Posted: Sat May 19, 2007 8:41 pm
by imslp
Actually, I found out this exact problem after I posted the code, and already changed it :) I didn't bother reposting because I actually didn't realize it made the dates one day off in some cases (I thought it was just a paranoid fix on my part)...

Though, I think mktime does work "correctly" (as in, outputs the correct results, not that it is theoretically correct, which it is not) on the server because of the time zone settings. However, gmmktime is much more "correct", even if mktime outputs the correct results in this case.

But yes, otherwise it is the same code. :)

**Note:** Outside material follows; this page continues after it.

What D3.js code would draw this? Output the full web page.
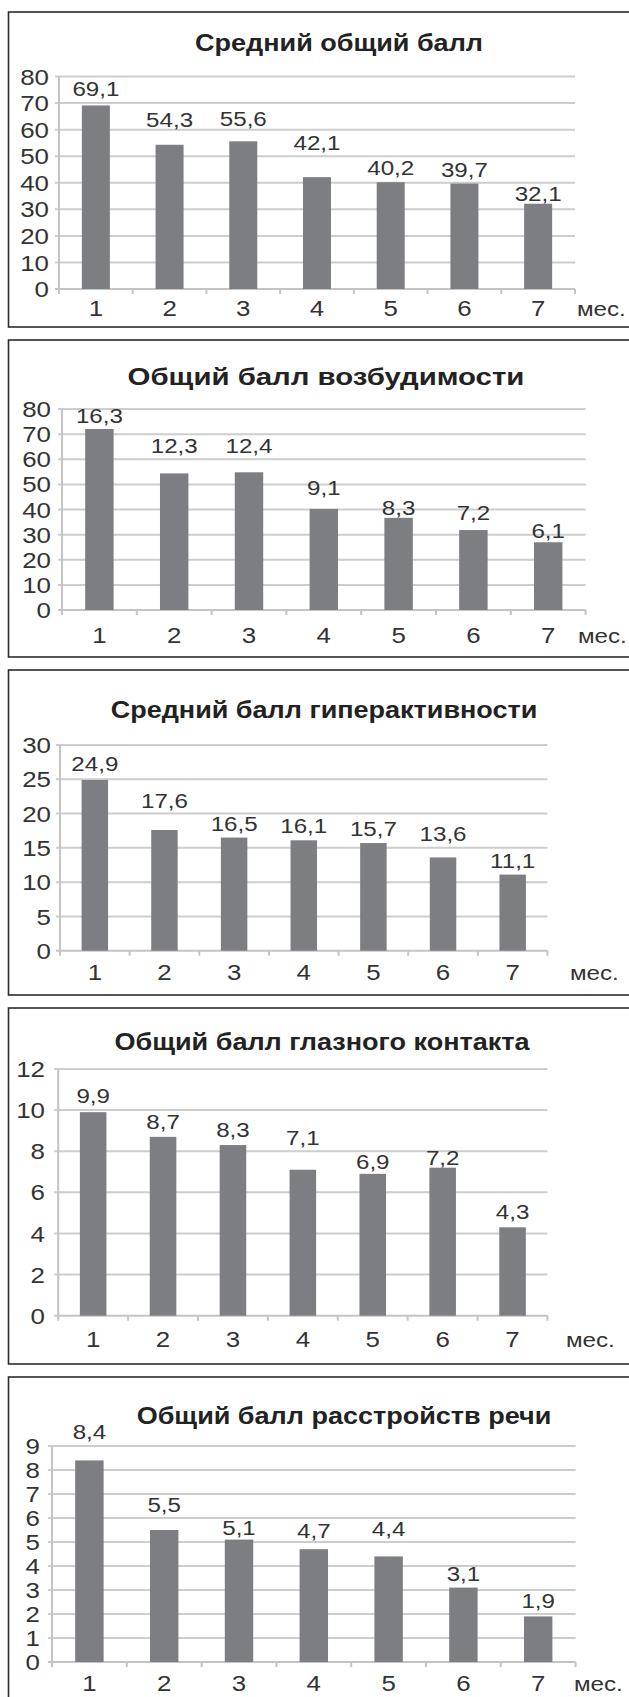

Posted: Sat May 19, 2007 9:24 pm
by Leonard Vertighel
And there I was wondering why I got the wrong output on my local server... took me a while to figure that out. Anyway, here is my newest attempt. This function should properly handle Y, YM and YMD. I assumed that the format for YM would be the same in all languages, otherwise we will have to modify the function somehow.

Code: Select all

function renderIMSLPDate( &$parser, $year = 0, $month = 0, $date = 0 )
{
   global $wgLang;

   if( $year < 1 or $month < 0 or $month > 12 or $date < 0 or $date > 31 ) return 'MKDATEERROR';
   if( !$month ) return $year;
   if( !($ts = gmmktime( 0, 0, 0, (int) $month, (int) max($date,1), (int) $year )) ) return 'MKDATEERROR';
   $tsmw = wfTimestamp( TS_MW, $ts );
   if( !$date ) return $wgLang->sprintfDate( 'F Y', $tsmw );
   return $wgLang->date( $tsmw, FALSE, FALSE, FALSE );
}
A minor issue I noticed is that for some languages (e.g. Italian), the output of $wgLang->date() is with the abbreviated month name (no idea why this is so). It will not look particularly pretty on the composer pages, but if there is no easy solution, I think we can live with it.